**Raw records**:
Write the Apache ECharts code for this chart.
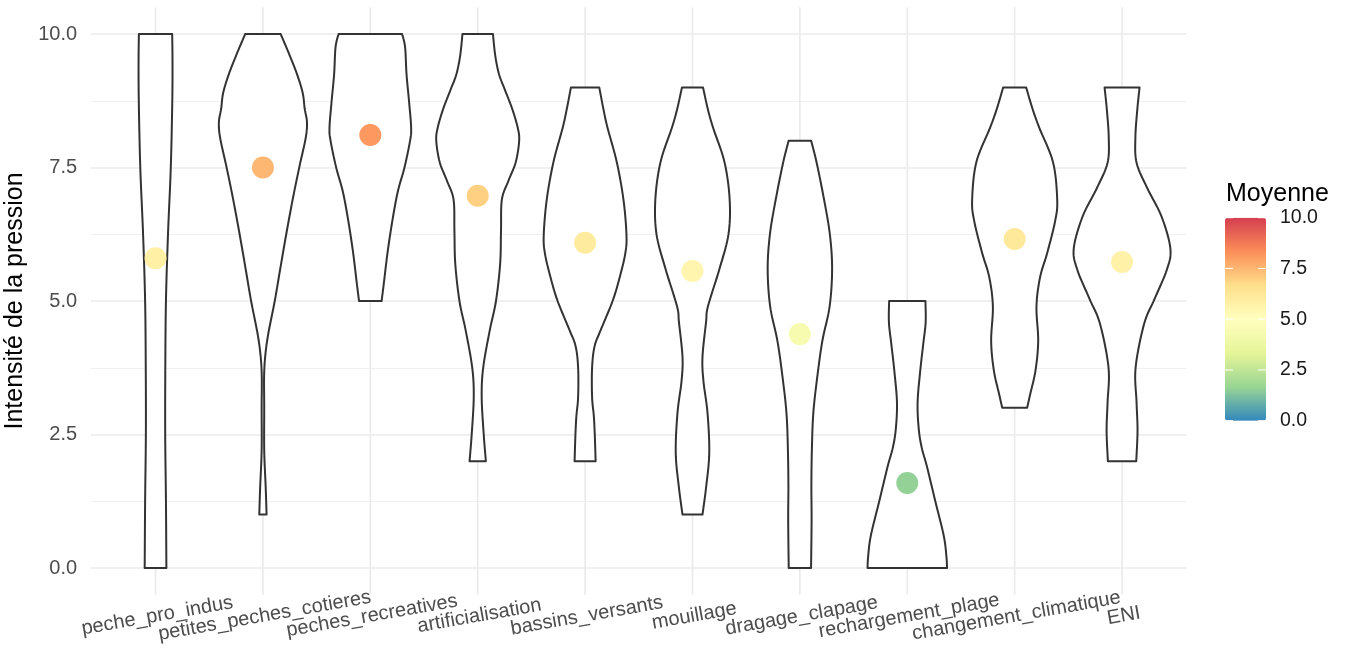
<!DOCTYPE html>
<html><head><meta charset="utf-8">
<script src="https://cdn.jsdelivr.net/npm/echarts@6/dist/echarts.min.js"></script>
<style>html,body{margin:0;padding:0;background:#fff}#c{width:1347px;height:648px}</style>
</head><body><div id="c"></div>
<script>
// ---- data ----
const categories = ['peche_pro_indus','petites_peches_cotieres','peches_recreatives','artificialisation','bassins_versants','mouillage','dragage_clapage','rechargement_plage','changement_climatique','ENI'];
const means = [5.8, 7.5, 8.11, 6.97, 6.09, 5.56, 4.38, 1.59, 6.16, 5.73];
const legendTicks = [0, 2.5, 5, 7.5, 10];
const spectral = ['#3288BD','#99D594','#E6F598','#FFFFBF','#FEE08B','#FC8D59','#D53E4F'];
// violin outlines: [intensity, half-width in category units], from min to max
const violin_peche_pro_indus = [[0,0.101],[1.25,0.097],[2.5,0.090],[3.75,0.091],[5,0.097],[6.25,0.116],[7.5,0.142],[8.75,0.156],[9.5,0.158],[10,0.155]];
const violin_petites_peches_cotieres = [[1,0.034],[1.5,0.026],[2.2,0.012],[3.0,0.012],[3.6,0.011],[4.0,0.023],[4.4,0.051],[5.0,0.110],[5.6,0.161],[6.25,0.217],[6.9,0.277],[7.5,0.338],[8.05,0.398],[8.35,0.410],[8.6,0.389],[8.9,0.370],[9.25,0.317],[9.6,0.249],[10,0.165]];
const violin_peches_recreatives = [[5,0.105],[5.3,0.124],[5.9,0.160],[6.5,0.205],[7.05,0.256],[7.5,0.318],[8.0,0.370],[8.25,0.380],[8.75,0.360],[9.25,0.337],[9.75,0.324],[10,0.296]];
const violin_artificialisation = [[2,0.076],[2.5,0.056],[3.2,0.037],[3.75,0.051],[4.45,0.112],[5.0,0.170],[5.7,0.209],[6.33,0.217],[6.9,0.225],[7.25,0.286],[7.6,0.354],[8.0,0.386],[8.25,0.372],[8.6,0.321],[8.95,0.254],[9.25,0.198],[9.6,0.163],[10,0.142]];
const violin_bassins_versants = [[2,0.098],[2.5,0.090],[2.85,0.081],[3.2,0.065],[3.75,0.065],[4.15,0.088],[4.45,0.144],[5.0,0.256],[5.45,0.323],[5.9,0.375],[6.25,0.385],[6.9,0.357],[7.6,0.295],[8.25,0.208],[8.6,0.170],[9,0.132]];
const violin_mouillage = [[1,0.093],[1.5,0.126],[2.15,0.156],[2.9,0.140],[3.5,0.102],[3.95,0.093],[4.6,0.126],[4.9,0.144],[5.6,0.251],[6.25,0.335],[6.9,0.346],[7.6,0.298],[8.25,0.191],[8.6,0.142],[9,0.098]];
const violin_dragage_clapage = [[0,0.104],[0.9,0.109],[1.55,0.107],[2.25,0.112],[2.9,0.125],[3.55,0.160],[4.25,0.209],[4.9,0.277],[5.6,0.300],[6.25,0.279],[6.9,0.225],[7.6,0.155],[8,0.105]];
const violin_rechargement_plage = [[0,0.370],[0.2,0.365],[0.6,0.340],[1.25,0.261],[1.9,0.183],[2.25,0.135],[2.6,0.107],[3.1,0.096],[3.7,0.121],[4.2,0.149],[4.6,0.171],[5,0.169]];
const violin_changement_climatique = [[3,0.116],[3.25,0.144],[3.7,0.194],[4.25,0.219],[4.9,0.203],[5.45,0.237],[5.9,0.303],[6.5,0.377],[6.9,0.396],[7.6,0.357],[8.25,0.228],[8.6,0.166],[9,0.107]];
const violin_ENI = [[2,0.132],[2.57,0.144],[3.1,0.135],[3.75,0.126],[4.57,0.205],[5.04,0.303],[5.58,0.416],[5.98,0.450],[6.58,0.368],[7.12,0.233],[7.59,0.135],[8.06,0.124],[8.59,0.142],[9,0.163]];
const violins = [violin_peche_pro_indus, violin_petites_peches_cotieres, violin_peches_recreatives, violin_artificialisation, violin_bassins_versants, violin_mouillage, violin_dragage_clapage, violin_rechargement_plage, violin_changement_climatique, violin_ENI];

// ---- rendering ----
const FONT = "'Liberation Sans', Arial, sans-serif";
const chart = echarts.init(document.getElementById('c'), null, {renderer: 'canvas'});

function spline(pts, n) {
  const out = [];
  const m = pts.length;
  for (let i = 0; i < m - 1; i++) {
    const p0 = pts[Math.max(i - 1, 0)], p1 = pts[i], p2 = pts[i + 1], p3 = pts[Math.min(i + 2, m - 1)];
    for (let s = 0; s < n; s++) {
      const t = s / n, t2 = t * t, t3 = t2 * t;
      const f = k => 0.5 * (2 * p1[k] + (-p0[k] + p2[k]) * t + (2 * p0[k] - 5 * p1[k] + 4 * p2[k] - p3[k]) * t2 + (-p0[k] + 3 * p1[k] - 3 * p2[k] + p3[k]) * t3);
      out.push([f(0), f(1)]);
    }
  }
  out.push(pts[m - 1]);
  return out;
}

const catIdx = categories.map((c, i) => [i + 1, i]);
const catPos = categories.map((c, i) => i + 1);

// colorbar geometry
const barLeft = 1225, barTop = 217.7, barW = 41, barH = 203;
const graphics = [
  {type: 'text', left: 1226, top: 182, style: {text: 'Moyenne', fontSize: 25, fontFamily: FONT, fill: '#000'}}
];
legendTicks.forEach(v => {
  const y = barTop + barH * (1 - v / 10);
  graphics.push({type: 'text', x: 1280, y: y, style: {text: v.toFixed(1), fontSize: 19.5, fontFamily: FONT, fill: '#1a1a1a', verticalAlign: 'middle', align: 'left'}});
  graphics.push({type: 'line', shape: {x1: barLeft, y1: y, x2: barLeft + 8, y2: y}, style: {stroke: '#fff', lineWidth: 1}, z: 100});
  graphics.push({type: 'line', shape: {x1: barLeft + barW - 8, y1: y, x2: barLeft + barW, y2: y}, style: {stroke: '#fff', lineWidth: 1}, z: 100});
});

function xAxisFor(values) {
  return {
    type: 'value', min: 0.4, max: 10.6, position: 'bottom', gridIndex: 0,
    axisLine: {show: false}, axisTick: {show: false}, splitLine: {show: false},
    axisLabel: {
      customValues: values,
      formatter: v => categories[Math.round(v) - 1],
      rotate: 10, align: 'center', verticalAlign: 'top', margin: 38,
      showMinLabel: true, showMaxLabel: true, hideOverlap: false,
      fontSize: 20, color: '#4d4d4d', fontFamily: FONT
    }
  };
}

const option = {
  backgroundColor: '#fff',
  animation: false,
  textStyle: {fontFamily: FONT},
  grid: {left: 91.1, right: 160.5, top: 34, bottom: 80, containLabel: false, outerBoundsMode: 'none'},
  xAxis: [
    xAxisFor(catPos.filter((v, i) => i % 2 === 0)),
    xAxisFor(catPos.filter((v, i) => i % 2 === 1))
  ],
  yAxis: {
    type: 'value', min: 0, max: 10, interval: 2.5,
    name: 'Intensité de la pression', nameLocation: 'middle', nameGap: 56,
    nameTextStyle: {fontSize: 25, color: '#000', fontFamily: FONT},
    axisLine: {show: false}, axisTick: {show: false},
    axisLabel: {formatter: v => v.toFixed(1), fontSize: 20, color: '#4d4d4d', margin: 14, fontFamily: FONT,
      showMinLabel: true, showMaxLabel: true, hideOverlap: false},
    splitLine: {lineStyle: {color: '#ebebeb', width: 1.7}},
    minorTick: {show: false, splitNumber: 2},
    minorSplitLine: {show: true, lineStyle: {color: '#f1f1f1', width: 1}}
  },
  visualMap: {
    type: 'continuous', min: 0, max: 10, dimension: 1, seriesIndex: 2,
    inRange: {color: spectral}, calculable: false, hoverLink: false,
    itemWidth: barW, itemHeight: barH, left: barLeft, top: barTop, padding: 0,
    orient: 'vertical', showLabel: false, text: null
  },
  graphic: graphics,
  series: [
    {
      type: 'custom', silent: true, z: 1, clip: false, xAxisIndex: 0,
      data: catIdx,
      renderItem: (params, api) => {
        const x = api.value(0);
        const p0 = api.coord([x, -0.5]), p1 = api.coord([x, 10.5]);
        return {type: 'line', shape: {x1: p0[0], y1: p0[1], x2: p1[0], y2: p1[1]}, style: {stroke: '#ebebeb', lineWidth: 1.7}};
      }
    },
    {
      type: 'custom', silent: true, z: 2, xAxisIndex: 0,
      data: catIdx,
      renderItem: (params, api) => {
        const cx = api.value(0);
        const prof = violins[api.value(1)];
        const left = spline(prof.map(d => api.coord([cx - d[1], d[0]])), 10);
        const right = spline(prof.map(d => api.coord([cx + d[1], d[0]])), 10).reverse();
        return {type: 'polygon', shape: {points: left.concat(right)}, style: {fill: '#fff', stroke: '#333333', lineWidth: 2, lineJoin: 'round'}};
      }
    },
    {
      type: 'scatter', z: 3, symbolSize: 22, xAxisIndex: 0,
      data: means.map((m, i) => [i + 1, m]),
      itemStyle: {opacity: 1}
    }
  ]
};
chart.setOption(option);
</script></body></html>
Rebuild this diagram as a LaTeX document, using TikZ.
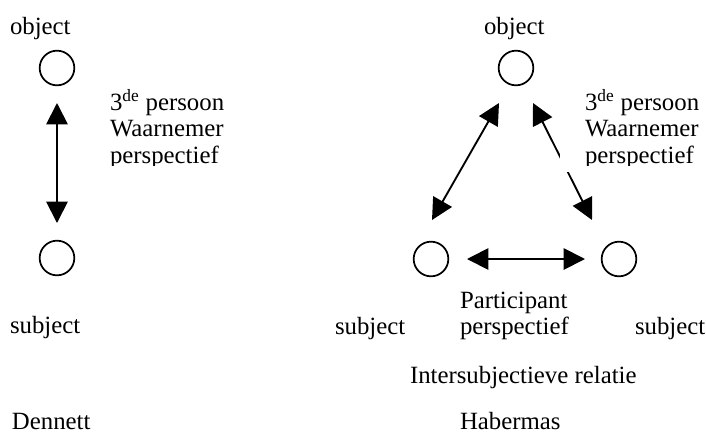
\documentclass[tikz,border=0pt]{standalone}
\usepackage{fontspec}
\setmainfont{Liberation Serif}
\usetikzlibrary{arrows.meta,calc}
\begin{document}
\begin{tikzpicture}[x=0.75pt,y=-0.75pt,
  every node/.style={inner sep=0pt,outer sep=0pt,font=\fontsize{18.6}{20}\selectfont},
  lbl/.style={anchor=base west},
  ring/.style={circle,draw,line width=1.3pt,minimum size=26pt},
  arr/.style={line width=1.4pt,{Triangle[length=16pt,width=16pt]}-{Triangle[length=16pt,width=16pt]}}]
\useasboundingbox (0,0) rectangle (706,433);
% Dennett
\node[ring] (o1) at (57,68) {};
\node[ring] (s1) at (57,258) {};
\node[lbl] (ob1) at (10,34) {object};
\node[lbl] (sb1) at (10,333) {subject};
\node[lbl] (dn) at (12,429) {Dennett};
\draw[arr] ($(o1)+(0,35)$) -- ($(s1)+(0,-35)$);
\begin{scope}
\clip (100,80) rectangle (300,165);
\node[lbl] (t1) at (110,110) {3\textsuperscript{de} persoon};
\node[lbl] (t2) at (110,136) {Waarnemer};
\node[lbl] (t3) at (110,163) {perspectief};
\end{scope}
% Habermas
\node[ring] (o2) at (516,68) {};
\node[ring] (sl) at (431,259) {};
\node[ring] (sr) at (619,259) {};
\node[lbl] (ob2) at (484,34) {object};
\node[lbl] (sb2) at (335,334) {subject};
\node[lbl] (sb3) at (635,334) {subject};
\draw[arr] ($(o2)+(-17,35)$) -- ($(sl)+(1,-39)$);
\draw[arr] ($(o2)+(17,35)$) -- ($(sr)+(-27,-39)$);
\draw[arr] ($(sl)+(36,0)$) -- ($(sr)+(-34,0)$);
\fill[white] (560,80) rectangle (706,172);
\begin{scope}
\clip (560,80) rectangle (706,165);
\node[lbl] (r1) at (585,110) {3\textsuperscript{de} persoon};
\node[lbl] (r2) at (585,136) {Waarnemer};
\node[lbl] (r3) at (585,163) {perspectief};
\end{scope}
\node[lbl] (p1) at (460,308) {Participant};
\node[lbl] (p2) at (460,334) {perspectief};
\node[lbl] (ir) at (410,383) {Intersubjectieve relatie};
\node[lbl] (hb) at (460,429) {Habermas};
\end{tikzpicture}
\end{document}
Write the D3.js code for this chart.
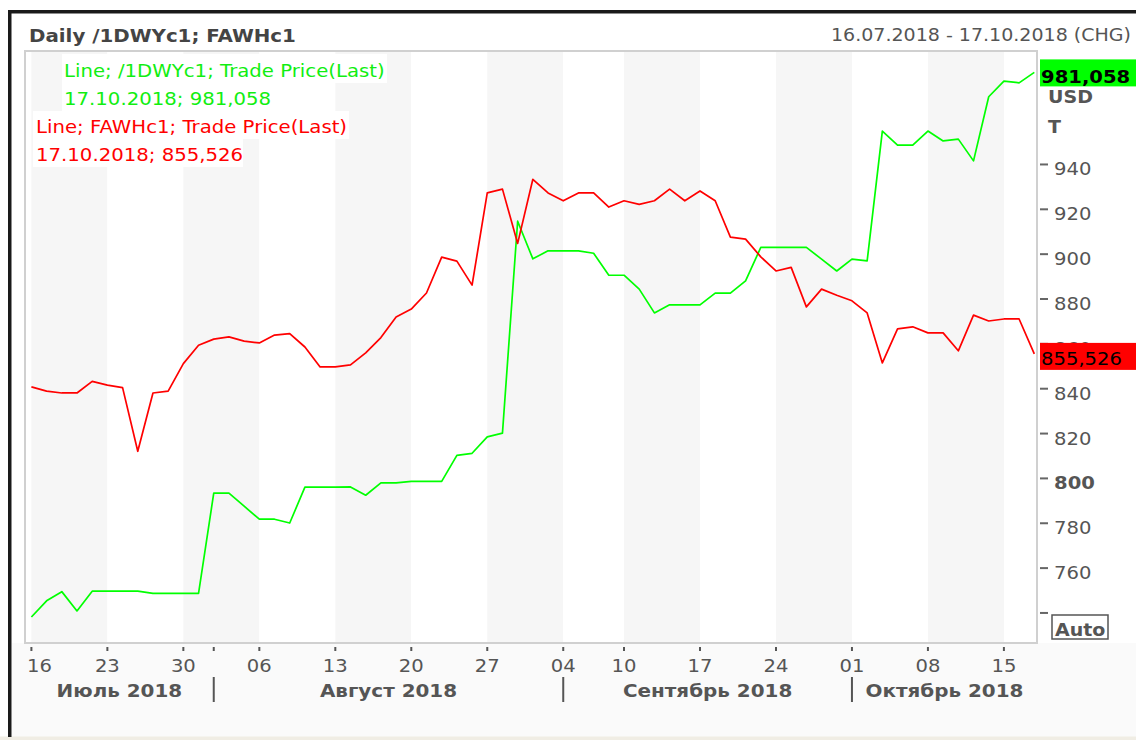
<!DOCTYPE html>
<html>
<head>
<meta charset="utf-8">
<script src="https://cdn.jsdelivr.net/npm/d3@7"></script>
<style>
  body { margin: 0; background: #fff; }
  text { font-family: "DejaVu Sans", Verdana, sans-serif; }
</style>
</head>
<body>
<div class="chart"></div>
<script>
// trading days shown on the chart (Sep 3 is a holiday)
var dates = [
  "2018-07-16","2018-07-17","2018-07-18","2018-07-19","2018-07-20",
  "2018-07-23","2018-07-24","2018-07-25","2018-07-26","2018-07-27",
  "2018-07-30","2018-07-31","2018-08-01","2018-08-02","2018-08-03",
  "2018-08-06","2018-08-07","2018-08-08","2018-08-09","2018-08-10",
  "2018-08-13","2018-08-14","2018-08-15","2018-08-16","2018-08-17",
  "2018-08-20","2018-08-21","2018-08-22","2018-08-23","2018-08-24",
  "2018-08-27","2018-08-28","2018-08-29","2018-08-30","2018-08-31",
  "2018-09-04","2018-09-05","2018-09-06","2018-09-07",
  "2018-09-10","2018-09-11","2018-09-12","2018-09-13","2018-09-14",
  "2018-09-17","2018-09-18","2018-09-19","2018-09-20","2018-09-21",
  "2018-09-24","2018-09-25","2018-09-26","2018-09-27","2018-09-28",
  "2018-10-01","2018-10-02","2018-10-03","2018-10-04","2018-10-05",
  "2018-10-08","2018-10-09","2018-10-10","2018-10-11","2018-10-12",
  "2018-10-15","2018-10-16","2018-10-17"
];

// /1DWYc1 (green)
var greenValues = [
  738.2, 745.4, 749.5, 740.9, 749.7,
  749.7, 749.7, 749.7, 748.7, 748.7,
  748.7, 748.7, 793.4, 793.4, 787.6,
  781.8, 781.8, 780.1, 796.1, 796.1,
  796.1, 796.2, 792.5, 798.0, 798.0,
  798.7, 798.7, 798.7, 810.3, 811.2,
  818.5, 820.2, 914.7, 897.9, 901.5,
  901.5, 901.5, 900.4, 890.6,
  890.6, 884.4, 873.8, 877.4, 877.4,
  877.4, 882.6, 882.6, 888.1, 903.0,
  903.0, 903.0, 903.0, 897.8, 892.5,
  897.8, 897.0, 954.9, 948.6, 948.6,
  954.9, 950.5, 951.3, 941.6, 970.2,
  977.2, 976.4, 981.058
];

// FAWHc1 (red)
var redValues = [
  840.8, 838.9, 838.1, 838.1, 843.3,
  841.6, 840.5, 812.1, 838.1, 838.9,
  851.2, 859.4, 862.1, 863.1, 861.2,
  860.4, 863.9, 864.6, 858.6, 849.7,
  849.7, 850.6, 856.0, 862.8, 872.0,
  875.5, 882.7, 898.7, 896.9, 886.2,
  927.3, 929.0, 904.8, 933.4, 927.3,
  923.8, 927.3, 927.3, 921.0,
  923.8, 922.2, 923.8, 929.0, 923.8,
  928.2, 923.8, 907.6, 906.7, 898.8,
  892.5, 894.1, 876.5, 884.4, 881.7,
  879.2, 873.8, 851.5, 866.7, 867.6,
  864.9, 864.9, 856.9, 872.8, 870.2,
  871.1, 871.1, 855.526
];

var yTicks = [740, 760, 780, 800, 820, 840, 860, 880, 900, 920, 940];
var weekStarts = ["2018-07-16","2018-07-23","2018-07-30","2018-08-06","2018-08-13",
  "2018-08-20","2018-08-27","2018-09-04","2018-09-10","2018-09-17","2018-09-24",
  "2018-10-01","2018-10-08","2018-10-15"];
var monthStarts = ["2018-08-01","2018-09-04","2018-10-01"];
var monthLabels = ["Июль 2018","Август 2018","Сентябрь 2018","Октябрь 2018"];

var svgWidth = 1136;
var svgHeight = 740;
var plot = {left: 25, top: 51, right: 1037, bottom: 643};
var K = 1.12; // the source fonts are wider than DejaVu

var svg = d3.select(".chart").append("svg")
  .attr("width", svgWidth)
  .attr("height", svgHeight)
  .style("display", "block");

// text helper, stretched horizontally
function txt(g, x, y, s, size, opts) {
  opts = opts || {};
  return g.append("text")
    .attr("transform", `translate(${x},${y}) scale(${K},1)`)
    .attr("font-size", size)
    .attr("font-weight", opts.bold ? "bold" : null)
    .attr("fill", opts.fill || "#555")
    .attr("text-anchor", opts.anchor || "start")
    .text(s);
}

// frame
svg.append("rect").attr("x", 12).attr("y", 13).attr("width", svgWidth - 12).attr("height", svgHeight - 16).attr("fill", "#fff");
svg.append("rect").attr("x", 12).attr("y", plot.bottom).attr("width", svgWidth - 12).attr("height", svgHeight - plot.bottom - 3).attr("fill", "#fafafa");
svg.append("rect").attr("x", 0).attr("y", svgHeight - 3.5).attr("width", svgWidth).attr("height", 3.5).attr("fill", "#f0ede4");
svg.append("rect").attr("x", 8).attr("y", 10).attr("width", svgWidth - 8).attr("height", 3.5).attr("fill", "#1a1a1a");
svg.append("rect").attr("x", 8).attr("y", 10).attr("width", 3.5).attr("height", svgHeight - 13).attr("fill", "#1a1a1a");

// scales
var x = d3.scalePoint().domain(dates).range([31.4, 1034.3]);
var y = d3.scaleLinear().domain([726.6, 990.6]).range([plot.bottom, plot.top]);

// weekly bands
var bands = svg.append("g");
for (var k = 0; k < weekStarts.length; k++) {
  var x0 = x(weekStarts[k]);
  var x1 = k + 1 < weekStarts.length ? x(weekStarts[k + 1]) : plot.right;
  bands.append("rect")
    .attr("x", x0).attr("y", plot.top)
    .attr("width", x1 - x0).attr("height", plot.bottom - plot.top)
    .attr("fill", k % 2 === 0 ? "#f6f6f6" : "#fff");
}

// plot border
svg.append("rect")
  .attr("x", plot.left).attr("y", plot.top)
  .attr("width", plot.right - plot.left).attr("height", plot.bottom - plot.top)
  .attr("fill", "none").attr("stroke", "#d0d0d0").attr("stroke-width", 2);

// legend
var legend = svg.append("g");
legend.append("rect").attr("x", 62).attr("y", 54).attr("width", 325).attr("height", 29).attr("fill", "#fff");
legend.append("rect").attr("x", 62).attr("y", 83).attr("width", 210).attr("height", 28).attr("fill", "#fff");
legend.append("rect").attr("x", 33).attr("y", 111).attr("width", 316).attr("height", 28).attr("fill", "#fff");
legend.append("rect").attr("x", 33).attr("y", 139).attr("width", 210).attr("height", 28).attr("fill", "#fff");
txt(legend, 64, 77, "Line; /1DWYc1; Trade Price(Last)", 17.6, {fill: "#11ee11"});
txt(legend, 64, 104.5, "17.10.2018; 981,058", 17.6, {fill: "#11ee11"});
txt(legend, 36, 132.5, "Line; FAWHc1; Trade Price(Last)", 17.6, {fill: "#ff0000"});
txt(legend, 36, 160.5, "17.10.2018; 855,526", 17.6, {fill: "#ff0000"});

// lines
var line = d3.line().x((d, i) => x(dates[i])).y(d => y(d));
svg.append("path").datum(greenValues)
  .attr("d", line).attr("fill", "none")
  .attr("stroke", "#00ff00").attr("stroke-width", 1.7).attr("stroke-linejoin", "round");
svg.append("path").datum(redValues)
  .attr("d", line).attr("fill", "none")
  .attr("stroke", "#ff0000").attr("stroke-width", 1.7).attr("stroke-linejoin", "round");

// header
txt(svg, 29, 41.5, "Daily /1DWYc1; FAWHc1", 17.7, {bold: true, fill: "#444"});
txt(svg, 1131, 41, "16.07.2018 - 17.10.2018 (CHG)", 17, {anchor: "end"});

// y axis (right)
var yAxisG = svg.append("g");
yTicks.forEach(function(t) {
  yAxisG.append("line")
    .attr("x1", 1040).attr("x2", 1048)
    .attr("y1", y(t)).attr("y2", y(t))
    .attr("stroke", "#666").attr("stroke-width", 2);
  if (t !== 740) {
    txt(yAxisG, 1054, y(t) + 11, t, 17.5, {bold: t === 800});
  }
});
txt(yAxisG, 1048, 102.5, "USD", 17, {bold: true});
txt(yAxisG, 1048, 132.5, "T", 17, {bold: true});

// last value boxes
var lastG = greenValues[greenValues.length - 1];
var lastR = redValues[redValues.length - 1];
svg.append("rect").attr("x", 1040).attr("y", y(lastG) - 13).attr("width", 96).attr("height", 27).attr("fill", "#00ff00");
txt(svg, 1041, y(lastG) + 10.5, d3.format(".3f")(lastG).replace(".", ","), 17.5, {bold: true, fill: "#000"});
svg.append("rect").attr("x", 1040).attr("y", y(lastR) - 11).attr("width", 96).attr("height", 27).attr("fill", "#ff0000");
txt(svg, 1041, y(lastR) + 11.5, d3.format(".3f")(lastR).replace(".", ","), 17.5, {fill: "#000"});

// Auto button
svg.append("rect").attr("x", 1052).attr("y", 615).attr("width", 56).attr("height", 24)
  .attr("fill", "none").attr("stroke", "#555").attr("stroke-width", 1.5);
txt(svg, 1055, 636, "Auto", 17, {bold: true});

// x axis (bottom)
var parse = d3.timeParse("%Y-%m-%d");
var xAxisG = svg.append("g");
weekStarts.concat(["2018-08-01"]).forEach(function(d) {
  xAxisG.append("line")
    .attr("x1", x(d)).attr("x2", x(d))
    .attr("y1", 647).attr("y2", 651)
    .attr("stroke", "#555").attr("stroke-width", 2);
});
weekStarts.forEach(function(d) {
  var lab = txt(xAxisG, x(d), 671.5, d3.timeFormat("%d")(parse(d)), 17.5, {anchor: "middle"});
  var w = lab.node().getComputedTextLength() * K;
  if (x(d) - w / 2 < 27) {
    lab.attr("transform", `translate(${27 + w / 2},671.5) scale(${K},1)`);
  }
});
var edges = [plot.left].concat(monthStarts.map(d => x(d))).concat([plot.right]);
monthStarts.forEach(function(d) {
  xAxisG.append("line")
    .attr("x1", x(d)).attr("x2", x(d))
    .attr("y1", 677).attr("y2", 702)
    .attr("stroke", "#555").attr("stroke-width", 2);
});
monthLabels.forEach(function(m, i) {
  txt(xAxisG, (edges[i] + edges[i + 1]) / 2, 697, m, 17.8, {bold: true, anchor: "middle"});
});
</script>
</body>
</html>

**Given task**: From the data above, work out how many lines hold "this". Answer with the number alone.

**Written solution**: 3